In a nutshell, excellence was the key to being an IDU.

  • The MHRD accepted the Tandon Committee report and proposed to delist 44 institutions in Category C in 2009 after making adequate arrangements to safeguard the interests of affected students but the court ordered the status quo to be maintained.
  • The court, however, not relying on the Tandon Committee Report, asked the UGC to evaluate afresh all the institutions as it was convinced that the task of “coordination and maintenance of standards” in higher education rested solely on the UGC Act.
  • The MHRD’s argument that since it had the power to approve, it could also withdraw approval if the IDU failed to fulfil the conditions, did not sound convincing to the courts.
  • The conflict of interest aspect, that it was the UGC in the first place that had recommended the institutions to the MHRD, could not be appreciated. Consequently all IDUs, except one, were let off the hook, thereby giving the PIL a quiet burial 11 years later.

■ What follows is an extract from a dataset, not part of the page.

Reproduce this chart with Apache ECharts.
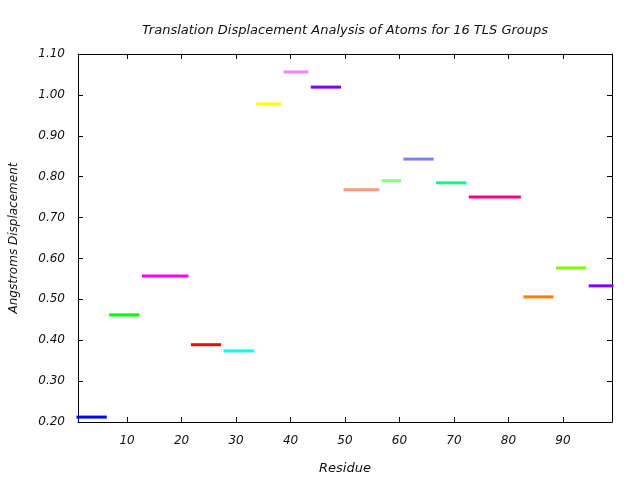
<!DOCTYPE html>
<html>
<head>
<meta charset="utf-8">
<script src="https://cdn.jsdelivr.net/npm/echarts@6/dist/echarts.min.js"></script>
<style>
  html, body { margin: 0; padding: 0; background: #fff; }
  #chart { width: 640px; height: 480px; }
</style>
</head>
<body>
<div id="chart"></div>
<script>
  // TLS groups: first and last residue, and mean displacement
  var groupStart = [1, 7, 13, 22, 28, 34, 39, 44, 50, 57, 61, 67, 73, 83, 89, 95];
  var groupEnd = [6, 12, 21, 27, 33, 38, 43, 49, 56, 60, 66, 72, 82, 88, 94, 99];
  var displacement = [0.212, 0.462, 0.557, 0.389, 0.374, 0.978, 1.056, 1.019,
    0.768, 0.790, 0.843, 0.785, 0.750, 0.506, 0.577, 0.533];
  var groupColors = ["#0000ff", "#00ff00", "#ff00ff", "#ff0000", "#00ffff", "#ffff00",
    "#ff80ff", "#8000ff", "#ff9980", "#80ff80", "#8080ff", "#00ff80", "#ff0080",
    "#ff8000", "#80ff00", "#8000ff"];
  var xTicks = [10, 20, 30, 40, 50, 60, 70, 80, 90];

  var font = "DejaVu Sans";
  var series = [];
  groupStart.map(function (s, i) {
    series.push({
      type: "line",
      symbol: "none",
      silent: true,
      clip: false,
      data: [[s, displacement[i]], [groupEnd[i], displacement[i]]],
      lineStyle: { color: groupColors[i], width: 3, cap: "square" },
    });
  });

  var chart = echarts.init(document.getElementById("chart"));
  var axisLine = { show: true, lineStyle: { color: "#000", width: 1 } };
  var option = {
    backgroundColor: "#fff",
    animation: false,
    title: {
      text: "Translation Displacement Analysis of Atoms for 16 TLS Groups",
      left: 340,
      top: 19,
      textAlign: "center",
      textStyle: { fontFamily: font, fontStyle: "italic", fontWeight: "normal", fontSize: 13, color: "#111" },
    },
    grid: { left: 76, right: 28, top: 54, bottom: 58, containLabel: false },
    xAxis: [
      {
        type: "value",
        min: 1,
        max: 99,
        position: "bottom",
        name: "Residue",
        nameLocation: "middle",
        nameGap: 40,
        nameTextStyle: { fontFamily: font, fontStyle: "italic", fontSize: 13, color: "#111" },
        axisLine: axisLine,
        axisTick: { show: true, inside: true, length: 5, customValues: xTicks, lineStyle: { color: "#000" } },
        axisLabel: { show: true, customValues: xTicks, margin: 13, fontFamily: font, fontStyle: "italic", fontSize: 12, color: "#111" },
        splitLine: { show: false },
      },
      {
        type: "value",
        min: 1,
        max: 99,
        position: "top",
        axisLine: axisLine,
        axisTick: { show: true, inside: true, length: 5, customValues: xTicks, lineStyle: { color: "#000" } },
        axisLabel: { show: false },
        splitLine: { show: false },
      },
    ],
    yAxis: [
      {
        type: "value",
        min: 0.2,
        max: 1.1,
        interval: 0.1,
        position: "left",
        name: "Angstroms Displacement",
        nameLocation: "middle",
        nameGap: 58,
        nameTextStyle: { fontFamily: font, fontStyle: "italic", fontSize: 12, color: "#111" },
        axisLine: axisLine,
        axisTick: { show: true, inside: true, length: 5, lineStyle: { color: "#000" } },
        axisLabel: {
          margin: 13,
          fontFamily: font,
          fontStyle: "italic",
          fontSize: 12,
          color: "#111",
          formatter: function (v) { return v.toFixed(2); },
        },
        splitLine: { show: false },
      },
      {
        type: "value",
        min: 0.2,
        max: 1.1,
        interval: 0.1,
        position: "right",
        axisLine: axisLine,
        axisTick: { show: true, inside: true, length: 5, lineStyle: { color: "#000" } },
        axisLabel: { show: false },
        splitLine: { show: false },
      },
    ],
    series: series,
  };
  chart.setOption(option);
</script>
</body>
</html>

Today, there is no clarity whether the government has the power to shut down IDUs which blatantly flout the regulations but have the nod of the UGC or its instrumentalities.

Learning points

The learning points from the above are several:

  • First, it is a bad idea to mix up the sanctioning and assessing roles as a regulator. The UGC must engage itself with policy formulation alone and base its decisions regarding institutions on the ratings of the accreditation bodies.
  • The National Accreditation and Assessment Council (NAAC) or any other body charged with the responsibility of accreditation must be completely autonomous.
  • There is a need to regulate state private universities as their numbers are spiralling out of control ever since the tightening of the IDU route.
  • Last, there has to be clarity as to who the regulators are in distance education and technical education. In the case of the former, the UGC is there by default in the absence of a regular body. In the case of the latter, ever since the apex court’s order dated April 25, 2013, the AICTE has to seek annual extensions from the court to be able to perform its functions as a regulator.

Though the Viplav Sharma PIL and the Tandon Committee Report lie buried, they have flagged issues which are critical for the future of higher education. Procrastination and brushing issues under the carpet is not the answer. Cases will keep popping up if these problems are not fixed.